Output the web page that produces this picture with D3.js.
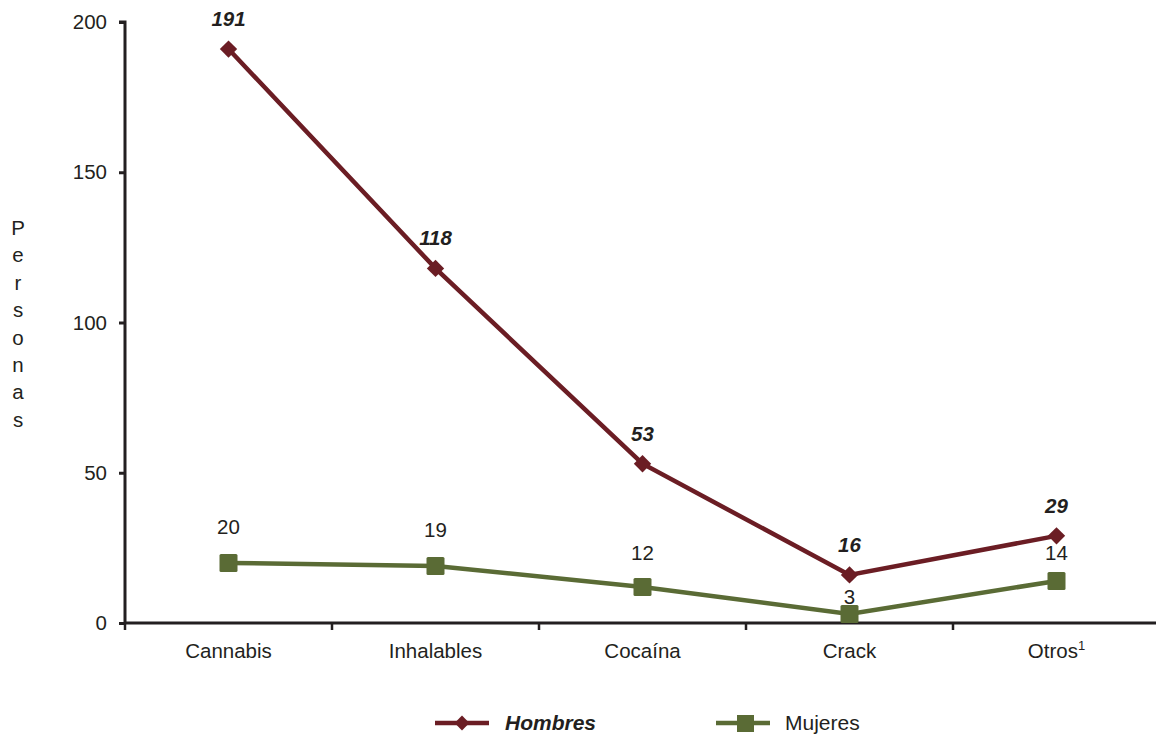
<!DOCTYPE html>
<html><head><meta charset="utf-8">
<script src="https://cdn.jsdelivr.net/npm/d3@7/dist/d3.min.js"></script>
<style>body{margin:0;background:#fff}svg{display:block}text{font-family:"Liberation Sans",Arial,sans-serif;fill:#231f20}</style>
</head><body><svg id="c" width="1156" height="734"></svg>
<script>
const categories = ["Cannabis","Inhalables","Cocaína","Crack","Otros"];
const hombres = [191,118,53,16,29];
const mujeres = [20,19,12,3,14];
const yTicks = [0,50,100,150,200];
const yLabel = "Personas";

const FS = 20.5;
const svg = d3.select("#c");
const x = d3.scaleBand().domain(categories).range([125,1160]);
const y = d3.scaleLinear().domain([0,200]).range([623,22]);
const cx = d => x(d) + x.bandwidth()/2;
const colH = "#6b1d24", colM = "#5a6b35";

// y axis
const ya = svg.append("g").attr("transform","translate(125,0)")
  .call(d3.axisLeft(y).tickValues(yTicks).tickSize(6).tickPadding(12));
ya.select(".domain").attr("stroke","#231f20").attr("stroke-width",3).attr("d","M-6,"+y(200)+"H0V"+y(0));
ya.selectAll(".tick line").attr("stroke","#231f20").attr("stroke-width",3);
ya.selectAll(".tick text").attr("font-size",FS).style("font-family","Liberation Sans, Arial, sans-serif").attr("fill","#231f20");

// x axis
const xa = svg.append("g").attr("transform","translate(0,623)")
  .call(d3.axisBottom(x).tickSize(0).tickPadding(20).tickFormat(d=>d));
xa.select(".domain").attr("stroke","#231f20").attr("stroke-width",3).attr("d","M125,0H1160");
xa.selectAll(".tick text").attr("font-size",FS).style("font-family","Liberation Sans, Arial, sans-serif").attr("fill","#231f20");
xa.selectAll(".tick").filter(d=>d==="Otros").select("text")
  .text("Otros").append("tspan").attr("font-size",13).attr("dy",-8).text("1");
// boundary ticks
const bounds = categories.map(c=>x(c)).concat([x.range()[1]]);
svg.append("g").selectAll("line").data(bounds).join("line")
  .attr("x1",d=>d).attr("x2",d=>d).attr("y1",623).attr("y2",630)
  .attr("stroke","#231f20").attr("stroke-width",2.5);

// y label stacked
svg.append("g").selectAll("text").data(yLabel.split("")).join("text")
  .attr("x",18).attr("y",(d,i)=>235+i*27.4).attr("text-anchor","middle")
  .attr("font-size",FS).text(d=>d);

const line = d3.line().x((d,i)=>cx(categories[i])).y(d=>y(d));
// Mujeres
svg.append("path").datum(mujeres).attr("d",line).attr("fill","none").attr("stroke",colM).attr("stroke-width",4.5);
svg.append("g").selectAll("rect").data(mujeres).join("rect")
  .attr("x",(d,i)=>cx(categories[i])-9).attr("y",d=>y(d)-9).attr("width",18).attr("height",18).attr("rx",1.5)
  .attr("fill",colM);
// Hombres
svg.append("path").datum(hombres).attr("d",line).attr("fill","none").attr("stroke",colH).attr("stroke-width",4.5);
const diamond = d3.symbol().type(d3.symbolSquare).size(150);
svg.append("g").selectAll("path").data(hombres).join("path")
  .attr("d",diamond).attr("transform",(d,i)=>`translate(${cx(categories[i])},${y(d)}) rotate(45)`)
  .attr("fill",colH);

// labels
svg.append("g").selectAll("text").data(hombres).join("text")
  .attr("x",(d,i)=>cx(categories[i])).attr("y",d=>y(d)-23)
  .attr("text-anchor","middle").attr("font-size",FS).attr("font-weight","bold").attr("font-style","italic")
  .text(d=>d);
const mOff = [-29,-29,-27,-10,-21];
svg.append("g").selectAll("text").data(mujeres).join("text")
  .attr("x",(d,i)=>cx(categories[i])).attr("y",(d,i)=>y(d)+mOff[i])
  .attr("text-anchor","middle").attr("font-size",FS)
  .text(d=>d);

// legend
const lg = svg.append("g");
lg.append("line").attr("x1",435).attr("x2",489).attr("y1",723).attr("y2",723).attr("stroke",colH).attr("stroke-width",4.5);
lg.append("path").attr("d",d3.symbol().type(d3.symbolSquare).size(110)).attr("transform","translate(462,723) rotate(45)").attr("fill",colH);
lg.append("text").attr("x",505).attr("y",730).attr("font-size",FS+0.5).attr("font-weight","bold").attr("font-style","italic").text("Hombres");
lg.append("line").attr("x1",716).attr("x2",770).attr("y1",723).attr("y2",723).attr("stroke",colM).attr("stroke-width",4.5);
lg.append("rect").attr("x",737).attr("y",715).attr("width",17).attr("height",17).attr("fill",colM);
lg.append("text").attr("x",785).attr("y",730).attr("font-size",FS+0.5).text("Mujeres");
</script></body></html>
----------
EXERCISE DETAILS: Write the lines above out again exactly, without any of their pictures.

RESULT:
Output the web page that produces this picture with D3.js.
<!DOCTYPE html>
<html><head><meta charset="utf-8">
<script src="https://cdn.jsdelivr.net/npm/d3@7/dist/d3.min.js"></script>
<style>body{margin:0;background:#fff}svg{display:block}text{font-family:"Liberation Sans",Arial,sans-serif;fill:#231f20}</style>
</head><body><svg id="c" width="1156" height="734"></svg>
<script>
const categories = ["Cannabis","Inhalables","Cocaína","Crack","Otros"];
const hombres = [191,118,53,16,29];
const mujeres = [20,19,12,3,14];
const yTicks = [0,50,100,150,200];
const yLabel = "Personas";

const FS = 20.5;
const svg = d3.select("#c");
const x = d3.scaleBand().domain(categories).range([125,1160]);
const y = d3.scaleLinear().domain([0,200]).range([623,22]);
const cx = d => x(d) + x.bandwidth()/2;
const colH = "#6b1d24", colM = "#5a6b35";

// y axis
const ya = svg.append("g").attr("transform","translate(125,0)")
  .call(d3.axisLeft(y).tickValues(yTicks).tickSize(6).tickPadding(12));
ya.select(".domain").attr("stroke","#231f20").attr("stroke-width",3).attr("d","M-6,"+y(200)+"H0V"+y(0));
ya.selectAll(".tick line").attr("stroke","#231f20").attr("stroke-width",3);
ya.selectAll(".tick text").attr("font-size",FS).style("font-family","Liberation Sans, Arial, sans-serif").attr("fill","#231f20");

// x axis
const xa = svg.append("g").attr("transform","translate(0,623)")
  .call(d3.axisBottom(x).tickSize(0).tickPadding(20).tickFormat(d=>d));
xa.select(".domain").attr("stroke","#231f20").attr("stroke-width",3).attr("d","M125,0H1160");
xa.selectAll(".tick text").attr("font-size",FS).style("font-family","Liberation Sans, Arial, sans-serif").attr("fill","#231f20");
xa.selectAll(".tick").filter(d=>d==="Otros").select("text")
  .text("Otros").append("tspan").attr("font-size",13).attr("dy",-8).text("1");
// boundary ticks
const bounds = categories.map(c=>x(c)).concat([x.range()[1]]);
svg.append("g").selectAll("line").data(bounds).join("line")
  .attr("x1",d=>d).attr("x2",d=>d).attr("y1",623).attr("y2",630)
  .attr("stroke","#231f20").attr("stroke-width",2.5);

// y label stacked
svg.append("g").selectAll("text").data(yLabel.split("")).join("text")
  .attr("x",18).attr("y",(d,i)=>235+i*27.4).attr("text-anchor","middle")
  .attr("font-size",FS).text(d=>d);

const line = d3.line().x((d,i)=>cx(categories[i])).y(d=>y(d));
// Mujeres
svg.append("path").datum(mujeres).attr("d",line).attr("fill","none").attr("stroke",colM).attr("stroke-width",4.5);
svg.append("g").selectAll("rect").data(mujeres).join("rect")
  .attr("x",(d,i)=>cx(categories[i])-9).attr("y",d=>y(d)-9).attr("width",18).attr("height",18).attr("rx",1.5)
  .attr("fill",colM);
// Hombres
svg.append("path").datum(hombres).attr("d",line).attr("fill","none").attr("stroke",colH).attr("stroke-width",4.5);
const diamond = d3.symbol().type(d3.symbolSquare).size(150);
svg.append("g").selectAll("path").data(hombres).join("path")
  .attr("d",diamond).attr("transform",(d,i)=>`translate(${cx(categories[i])},${y(d)}) rotate(45)`)
  .attr("fill",colH);

// labels
svg.append("g").selectAll("text").data(hombres).join("text")
  .attr("x",(d,i)=>cx(categories[i])).attr("y",d=>y(d)-23)
  .attr("text-anchor","middle").attr("font-size",FS).attr("font-weight","bold").attr("font-style","italic")
  .text(d=>d);
const mOff = [-29,-29,-27,-10,-21];
svg.append("g").selectAll("text").data(mujeres).join("text")
  .attr("x",(d,i)=>cx(categories[i])).attr("y",(d,i)=>y(d)+mOff[i])
  .attr("text-anchor","middle").attr("font-size",FS)
  .text(d=>d);

// legend
const lg = svg.append("g");
lg.append("line").attr("x1",435).attr("x2",489).attr("y1",723).attr("y2",723).attr("stroke",colH).attr("stroke-width",4.5);
lg.append("path").attr("d",d3.symbol().type(d3.symbolSquare).size(110)).attr("transform","translate(462,723) rotate(45)").attr("fill",colH);
lg.append("text").attr("x",505).attr("y",730).attr("font-size",FS+0.5).attr("font-weight","bold").attr("font-style","italic").text("Hombres");
lg.append("line").attr("x1",716).attr("x2",770).attr("y1",723).attr("y2",723).attr("stroke",colM).attr("stroke-width",4.5);
lg.append("rect").attr("x",737).attr("y",715).attr("width",17).attr("height",17).attr("fill",colM);
lg.append("text").attr("x",785).attr("y",730).attr("font-size",FS+0.5).text("Mujeres");
</script></body></html>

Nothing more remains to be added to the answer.